Exercise instructions.
Would you repeat the listing exactly but omit every picture?

Dataset excerpt.
########################################
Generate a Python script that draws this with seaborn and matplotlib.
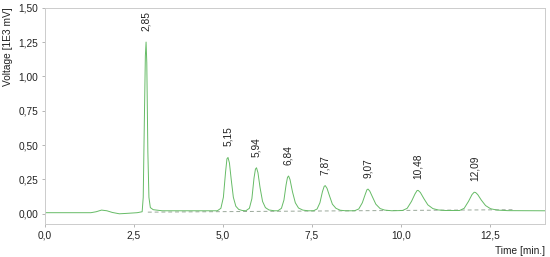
import matplotlib
matplotlib.use("Agg")
import matplotlib.pyplot as plt
from matplotlib.ticker import FuncFormatter
import seaborn as sns
import pandas as pd

sns.set_style("white")
plt.rcParams["font.family"] = ["Liberation Sans", "DejaVu Sans"]

# chromatogram trace (time in min, voltage in 1E3 mV)
time = [0.0, 1.3, 1.45, 1.6, 1.75, 1.9, 2.1, 2.3, 2.6, 2.74,
        2.77, 2.80, 2.83, 2.85, 2.87, 2.90, 2.93, 2.97, 3.05, 3.3, 4.0,
        4.85, 4.95, 5.02, 5.08, 5.12, 5.15, 5.19, 5.24, 5.30, 5.37, 5.45, 5.55,
        5.65, 5.75, 5.82, 5.88, 5.92, 5.95, 5.99, 6.05, 6.12, 6.20, 6.30, 6.45,
        6.55, 6.65, 6.72, 6.78, 6.82, 6.85, 6.89, 6.96, 7.04, 7.13, 7.25, 7.40,
        7.55, 7.65, 7.73, 7.80, 7.85, 7.88, 7.93, 8.00, 8.08, 8.18, 8.30, 8.45,
        8.70, 8.82, 8.92, 9.00, 9.05, 9.08, 9.13, 9.21, 9.30, 9.42, 9.55, 9.75,
        10.05, 10.18, 10.30, 10.40, 10.46, 10.49, 10.55, 10.65, 10.76, 10.90, 11.05, 11.25,
        11.65, 11.78, 11.90, 12.00, 12.06, 12.10, 12.16, 12.26, 12.38, 12.52, 12.70, 13.0, 14.05]
voltage = [0.008, 0.008, 0.015, 0.027, 0.022, 0.010, 0.0, 0.003, 0.008, 0.015,
           0.12, 0.65, 1.15, 1.25, 1.10, 0.45, 0.12, 0.045, 0.03, 0.022, 0.022,
           0.022, 0.04, 0.12, 0.30, 0.40, 0.41, 0.37, 0.25, 0.12, 0.055, 0.032, 0.024,
           0.022, 0.04, 0.11, 0.26, 0.325, 0.335, 0.30, 0.19, 0.09, 0.045, 0.028, 0.022,
           0.022, 0.04, 0.10, 0.21, 0.265, 0.275, 0.25, 0.16, 0.08, 0.042, 0.027, 0.022,
           0.022, 0.035, 0.08, 0.16, 0.20, 0.205, 0.185, 0.13, 0.07, 0.04, 0.026, 0.022,
           0.022, 0.035, 0.08, 0.14, 0.175, 0.18, 0.165, 0.12, 0.07, 0.038, 0.027, 0.022,
           0.024, 0.04, 0.09, 0.145, 0.17, 0.17, 0.155, 0.11, 0.065, 0.038, 0.028, 0.024,
           0.024, 0.04, 0.09, 0.14, 0.157, 0.155, 0.14, 0.10, 0.06, 0.037, 0.027, 0.023, 0.022]

# integration baseline (dashed)
base_time = [2.9, 13.2]
base_volt = [0.012, 0.03]

# labelled peaks
peak_time = [2.85, 5.15, 5.94, 6.84, 7.87, 9.07, 10.48, 12.09]
peak_volt = [1.25, 0.41, 0.335, 0.275, 0.205, 0.18, 0.17, 0.157]
peak_label = ["2,85", "5,15", "5,94", "6,84", "7,87", "9,07", "10,48", "12,09"]

df = pd.DataFrame({"t": time, "v": voltage})
bl = pd.DataFrame({"t": base_time, "v": base_volt})

fig = plt.figure(figsize=(5.5, 2.57), dpi=100)
ax = fig.add_axes([0.081, 0.128, 0.910, 0.842])

sns.lineplot(data=bl, x="t", y="v", ax=ax, color="#9aa89a", lw=0.7,
             linestyle=(0, (4, 3)))
sns.lineplot(data=df, x="t", y="v", ax=ax, sort=False, color="#66bb66",
             lw=0.7, estimator=None)

for t, v, s in zip(peak_time, peak_volt, peak_label):
    ax.annotate(s, (t, v), xytext=(0, 8), textcoords="offset points",
                rotation=90, ha="center", va="bottom", fontsize=7.3,
                color="#222222")

ax.set_xlim(0, 14.05)
ax.set_ylim(-0.075, 1.5)
ax.set_xticks([0, 2.5, 5, 7.5, 10, 12.5])
ax.set_yticks([0, 0.25, 0.5, 0.75, 1.0, 1.25, 1.5])
ax.xaxis.set_major_formatter(FuncFormatter(lambda x, p: f"{x:.1f}".replace(".", ",")))
ax.yaxis.set_major_formatter(FuncFormatter(lambda y, p: f"{y:.2f}".replace(".", ",")))
ax.tick_params(axis="both", labelsize=7.3, labelcolor="#222222", length=2.5,
               width=0.6, color="#aaaaaa", pad=2, left=True, bottom=True)

for sp in ax.spines.values():
    sp.set_color("#cccccc")
    sp.set_linewidth(0.7)

ax.set_xlabel("Time [min.]", fontsize=7.3, color="#222222", loc="right", labelpad=4)
ax.set_ylabel("Voltage [1E3 mV]", fontsize=7.3, color="#222222", loc="top", labelpad=4)

fig.savefig("out.png", dpi=100)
########################################
Solved exercise.
Generate a Python script that draws this with seaborn and matplotlib.
import matplotlib
matplotlib.use("Agg")
import matplotlib.pyplot as plt
from matplotlib.ticker import FuncFormatter
import seaborn as sns
import pandas as pd

sns.set_style("white")
plt.rcParams["font.family"] = ["Liberation Sans", "DejaVu Sans"]

# chromatogram trace (time in min, voltage in 1E3 mV)
time = [0.0, 1.3, 1.45, 1.6, 1.75, 1.9, 2.1, 2.3, 2.6, 2.74,
        2.77, 2.80, 2.83, 2.85, 2.87, 2.90, 2.93, 2.97, 3.05, 3.3, 4.0,
        4.85, 4.95, 5.02, 5.08, 5.12, 5.15, 5.19, 5.24, 5.30, 5.37, 5.45, 5.55,
        5.65, 5.75, 5.82, 5.88, 5.92, 5.95, 5.99, 6.05, 6.12, 6.20, 6.30, 6.45,
        6.55, 6.65, 6.72, 6.78, 6.82, 6.85, 6.89, 6.96, 7.04, 7.13, 7.25, 7.40,
        7.55, 7.65, 7.73, 7.80, 7.85, 7.88, 7.93, 8.00, 8.08, 8.18, 8.30, 8.45,
        8.70, 8.82, 8.92, 9.00, 9.05, 9.08, 9.13, 9.21, 9.30, 9.42, 9.55, 9.75,
        10.05, 10.18, 10.30, 10.40, 10.46, 10.49, 10.55, 10.65, 10.76, 10.90, 11.05, 11.25,
        11.65, 11.78, 11.90, 12.00, 12.06, 12.10, 12.16, 12.26, 12.38, 12.52, 12.70, 13.0, 14.05]
voltage = [0.008, 0.008, 0.015, 0.027, 0.022, 0.010, 0.0, 0.003, 0.008, 0.015,
           0.12, 0.65, 1.15, 1.25, 1.10, 0.45, 0.12, 0.045, 0.03, 0.022, 0.022,
           0.022, 0.04, 0.12, 0.30, 0.40, 0.41, 0.37, 0.25, 0.12, 0.055, 0.032, 0.024,
           0.022, 0.04, 0.11, 0.26, 0.325, 0.335, 0.30, 0.19, 0.09, 0.045, 0.028, 0.022,
           0.022, 0.04, 0.10, 0.21, 0.265, 0.275, 0.25, 0.16, 0.08, 0.042, 0.027, 0.022,
           0.022, 0.035, 0.08, 0.16, 0.20, 0.205, 0.185, 0.13, 0.07, 0.04, 0.026, 0.022,
           0.022, 0.035, 0.08, 0.14, 0.175, 0.18, 0.165, 0.12, 0.07, 0.038, 0.027, 0.022,
           0.024, 0.04, 0.09, 0.145, 0.17, 0.17, 0.155, 0.11, 0.065, 0.038, 0.028, 0.024,
           0.024, 0.04, 0.09, 0.14, 0.157, 0.155, 0.14, 0.10, 0.06, 0.037, 0.027, 0.023, 0.022]

# integration baseline (dashed)
base_time = [2.9, 13.2]
base_volt = [0.012, 0.03]

# labelled peaks
peak_time = [2.85, 5.15, 5.94, 6.84, 7.87, 9.07, 10.48, 12.09]
peak_volt = [1.25, 0.41, 0.335, 0.275, 0.205, 0.18, 0.17, 0.157]
peak_label = ["2,85", "5,15", "5,94", "6,84", "7,87", "9,07", "10,48", "12,09"]

df = pd.DataFrame({"t": time, "v": voltage})
bl = pd.DataFrame({"t": base_time, "v": base_volt})

fig = plt.figure(figsize=(5.5, 2.57), dpi=100)
ax = fig.add_axes([0.081, 0.128, 0.910, 0.842])

sns.lineplot(data=bl, x="t", y="v", ax=ax, color="#9aa89a", lw=0.7,
             linestyle=(0, (4, 3)))
sns.lineplot(data=df, x="t", y="v", ax=ax, sort=False, color="#66bb66",
             lw=0.7, estimator=None)

for t, v, s in zip(peak_time, peak_volt, peak_label):
    ax.annotate(s, (t, v), xytext=(0, 8), textcoords="offset points",
                rotation=90, ha="center", va="bottom", fontsize=7.3,
                color="#222222")

ax.set_xlim(0, 14.05)
ax.set_ylim(-0.075, 1.5)
ax.set_xticks([0, 2.5, 5, 7.5, 10, 12.5])
ax.set_yticks([0, 0.25, 0.5, 0.75, 1.0, 1.25, 1.5])
ax.xaxis.set_major_formatter(FuncFormatter(lambda x, p: f"{x:.1f}".replace(".", ",")))
ax.yaxis.set_major_formatter(FuncFormatter(lambda y, p: f"{y:.2f}".replace(".", ",")))
ax.tick_params(axis="both", labelsize=7.3, labelcolor="#222222", length=2.5,
               width=0.6, color="#aaaaaa", pad=2, left=True, bottom=True)

for sp in ax.spines.values():
    sp.set_color("#cccccc")
    sp.set_linewidth(0.7)

ax.set_xlabel("Time [min.]", fontsize=7.3, color="#222222", loc="right", labelpad=4)
ax.set_ylabel("Voltage [1E3 mV]", fontsize=7.3, color="#222222", loc="top", labelpad=4)

fig.savefig("out.png", dpi=100)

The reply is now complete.